Sin embargo, a pesar de todo esto, sigue siendo verdad que no puedo vivir sin creer en estos descubrimientos. No puedo equipararlos a cualquier tipo de locura. Por esto, cuando profundizo formas extrañas y angostas de locura, me odio a mí mismo porque pongo en peligro pensamientos nuevos.


Uno sólo puede vivir una parte de este mundo; pero para ti nada cuenta como el todo: ésta es tu limitación.


Una carta de amor desde Suecia. Strindberg en los sellos.


Amor en cubos; el uno al otro se lo echan por la cabeza.
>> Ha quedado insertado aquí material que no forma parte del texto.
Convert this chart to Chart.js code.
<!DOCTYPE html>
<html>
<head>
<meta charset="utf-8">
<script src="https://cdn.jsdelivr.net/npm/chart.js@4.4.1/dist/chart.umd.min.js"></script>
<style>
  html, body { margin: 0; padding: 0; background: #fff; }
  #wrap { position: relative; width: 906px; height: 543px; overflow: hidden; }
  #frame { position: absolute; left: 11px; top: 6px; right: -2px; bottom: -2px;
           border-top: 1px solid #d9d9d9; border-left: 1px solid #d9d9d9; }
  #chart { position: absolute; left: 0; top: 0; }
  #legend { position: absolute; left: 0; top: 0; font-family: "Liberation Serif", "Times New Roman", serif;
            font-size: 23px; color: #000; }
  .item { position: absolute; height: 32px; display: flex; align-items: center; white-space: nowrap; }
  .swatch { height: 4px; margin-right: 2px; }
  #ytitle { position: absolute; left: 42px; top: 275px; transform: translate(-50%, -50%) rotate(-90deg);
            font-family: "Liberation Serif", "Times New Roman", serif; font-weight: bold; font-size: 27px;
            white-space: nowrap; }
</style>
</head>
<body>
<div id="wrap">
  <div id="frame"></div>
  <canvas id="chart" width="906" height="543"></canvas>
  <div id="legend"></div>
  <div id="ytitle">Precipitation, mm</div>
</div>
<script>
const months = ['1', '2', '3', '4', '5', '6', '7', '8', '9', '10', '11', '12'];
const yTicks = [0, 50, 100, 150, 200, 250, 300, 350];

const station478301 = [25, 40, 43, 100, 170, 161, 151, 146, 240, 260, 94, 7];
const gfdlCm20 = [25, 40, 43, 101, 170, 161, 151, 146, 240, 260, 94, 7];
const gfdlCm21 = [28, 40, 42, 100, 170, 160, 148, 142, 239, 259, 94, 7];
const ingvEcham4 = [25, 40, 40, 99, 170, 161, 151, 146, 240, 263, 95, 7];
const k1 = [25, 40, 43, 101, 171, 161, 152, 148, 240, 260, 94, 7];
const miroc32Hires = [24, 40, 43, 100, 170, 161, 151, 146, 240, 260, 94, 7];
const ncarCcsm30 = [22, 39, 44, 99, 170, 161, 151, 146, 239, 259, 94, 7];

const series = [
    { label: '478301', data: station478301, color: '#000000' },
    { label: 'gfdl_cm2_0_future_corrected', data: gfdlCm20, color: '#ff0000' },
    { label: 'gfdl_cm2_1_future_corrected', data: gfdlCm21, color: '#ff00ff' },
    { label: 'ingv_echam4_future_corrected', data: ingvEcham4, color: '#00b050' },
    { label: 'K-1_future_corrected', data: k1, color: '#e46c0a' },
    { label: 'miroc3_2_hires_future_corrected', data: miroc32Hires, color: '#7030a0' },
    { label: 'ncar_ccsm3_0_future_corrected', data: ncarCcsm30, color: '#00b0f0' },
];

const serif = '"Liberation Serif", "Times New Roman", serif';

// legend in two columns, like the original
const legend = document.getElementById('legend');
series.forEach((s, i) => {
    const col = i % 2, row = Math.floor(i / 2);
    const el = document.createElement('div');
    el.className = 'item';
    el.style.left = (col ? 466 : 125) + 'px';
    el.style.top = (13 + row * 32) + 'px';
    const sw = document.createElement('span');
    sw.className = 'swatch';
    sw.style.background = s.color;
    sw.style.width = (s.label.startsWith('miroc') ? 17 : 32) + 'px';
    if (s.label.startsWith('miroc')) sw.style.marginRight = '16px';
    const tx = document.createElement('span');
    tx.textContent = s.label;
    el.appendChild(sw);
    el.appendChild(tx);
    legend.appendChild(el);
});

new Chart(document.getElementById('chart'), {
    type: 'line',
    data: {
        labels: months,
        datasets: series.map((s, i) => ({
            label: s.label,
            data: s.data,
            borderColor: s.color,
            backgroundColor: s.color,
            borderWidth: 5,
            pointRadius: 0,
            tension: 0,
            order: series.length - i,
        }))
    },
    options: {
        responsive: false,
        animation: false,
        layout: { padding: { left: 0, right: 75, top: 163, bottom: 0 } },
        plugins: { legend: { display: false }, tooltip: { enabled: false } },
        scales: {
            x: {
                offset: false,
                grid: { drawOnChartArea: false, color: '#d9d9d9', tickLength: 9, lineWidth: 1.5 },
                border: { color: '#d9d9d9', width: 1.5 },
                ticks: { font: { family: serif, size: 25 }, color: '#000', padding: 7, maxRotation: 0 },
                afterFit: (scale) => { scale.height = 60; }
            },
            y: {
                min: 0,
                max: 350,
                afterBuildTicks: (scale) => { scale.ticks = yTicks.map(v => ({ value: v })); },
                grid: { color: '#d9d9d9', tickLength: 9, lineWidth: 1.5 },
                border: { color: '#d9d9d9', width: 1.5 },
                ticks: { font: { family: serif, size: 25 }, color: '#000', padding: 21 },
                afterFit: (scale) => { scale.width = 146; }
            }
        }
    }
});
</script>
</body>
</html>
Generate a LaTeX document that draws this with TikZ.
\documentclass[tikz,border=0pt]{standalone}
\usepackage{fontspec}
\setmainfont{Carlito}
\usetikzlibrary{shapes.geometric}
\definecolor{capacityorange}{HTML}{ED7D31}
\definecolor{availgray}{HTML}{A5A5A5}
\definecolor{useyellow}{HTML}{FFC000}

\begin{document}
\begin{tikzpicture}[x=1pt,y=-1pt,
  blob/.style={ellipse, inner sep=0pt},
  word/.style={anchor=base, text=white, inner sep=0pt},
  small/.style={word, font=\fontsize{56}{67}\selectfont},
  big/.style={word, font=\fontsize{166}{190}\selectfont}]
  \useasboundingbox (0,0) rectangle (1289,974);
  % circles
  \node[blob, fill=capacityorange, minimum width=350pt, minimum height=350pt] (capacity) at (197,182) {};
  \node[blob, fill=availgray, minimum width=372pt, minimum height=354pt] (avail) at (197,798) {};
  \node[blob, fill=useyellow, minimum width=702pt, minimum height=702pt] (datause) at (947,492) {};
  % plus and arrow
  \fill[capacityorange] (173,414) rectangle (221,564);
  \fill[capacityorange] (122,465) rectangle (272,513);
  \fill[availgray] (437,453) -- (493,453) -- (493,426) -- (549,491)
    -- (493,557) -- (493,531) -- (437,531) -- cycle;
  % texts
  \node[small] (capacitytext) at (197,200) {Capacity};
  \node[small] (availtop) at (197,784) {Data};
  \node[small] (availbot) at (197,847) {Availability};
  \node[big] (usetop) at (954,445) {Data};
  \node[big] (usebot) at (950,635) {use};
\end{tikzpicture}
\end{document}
El ha puesto un desierto en el espíritu de ella. Allí florecen sus pensamientos.


¡Esta historia criminal del sultán de Delhi! Uno participa en una especie de coacción moral y lo soporta todo sin resistencia; y de repente tiene la impresión de que él mismo es un criminal; por el simple hecho de haberse prestado a esto; por no haberlo rechazado inmediatamente con energía y repugnancia. Lo peor es siempre historia, y yo no puedo escapar a ella; el hecho de que ésta, en realidad, haya sido cada vez peor me obliga a ser su anatomista; hago la disección en su cuerpo en putrefacción y me avergüenzo del oficio que he escogido.


No puedas aceptar nada más a no ser que te obligues a formularlo inmediatamente; hay demasiadas cosas y te arrastra la corriente. No vas a poder salir de este río hasta que llegues a su desembocadura. Es mejor que decidas libremente flotar en él que no que estés nadando continuamente contra corriente.


Un hombre dijo a su mujer: «llueve, tengo ganas de tener sueños agradables.» Comienzo de un relato de Surinam.


Todas las noches él iba allí. Ella le recibía amablemente. El se quedaba horas y horas. En un desierto de secretos destruidos la dejó tirada y se fue.


Tanto «gracia» como «rodilla» tienen la curvatura de la «n»*.


* N. T. Gracia: Gnade; rodilla: Knie.


Lo perdido que se encuentra en el otro que vive, resiste, le mira a uno, te habla; buscar en él tiene algo de desesperado: «¿dónde lo tienes?», le dice uno, «¿lo estás escondiendo?, ¿está ahí todavía?», y así uno inquiere y rebusca en vano y todo ha desaparecido en el fondo del mar; pero, doquiera que busques, no hay mar en el que haya podido desaparecer; y ya no hay nada importante excepto esta búsqueda; es la búsqueda de la nada en la que uno, en el otro, se ha convertido.


El Restaurador. Cruce de actor y arqueólogo. Tiene que representar el papel del pintor cuyo cuadro restaura. Al ir quitando capa tras capa cautelosamente y cuidando muy bien de no cambiar nada, al fin llega al cuadro de aquel cuyo papel está representando. Su respeto se entrevera con sus esperanzas. Pero además no está pasivo: tiene mucho en su mano. Cuanto más reconstruya lo que apenas es reconocible, tanto mayor será su éxito como arqueólogo. Esta dimensión humilde de su ser puede, de repente, cambiar y tomar el signo contrario cuando da rienda suelta a su arbitrio y presenta según sus conjeturas aquello que en realidad ya no se puede completar. Puede que, al final, confíe tanto en sí mismo que llegue a inventar cuadros enteros, pero en esto jamás dejará de estar representando un papel que ha aceptado, como la inmensa mayoría de actores que no son dramaturgos.

Las metamorfosis del restaurador están prescritas; la Historia del Arte contiene la lista completa de sus personajes; él no añade ninguno nuevo. Acepta incluso su jerarquía: en los grandes nombres es donde invierte mayor respeto.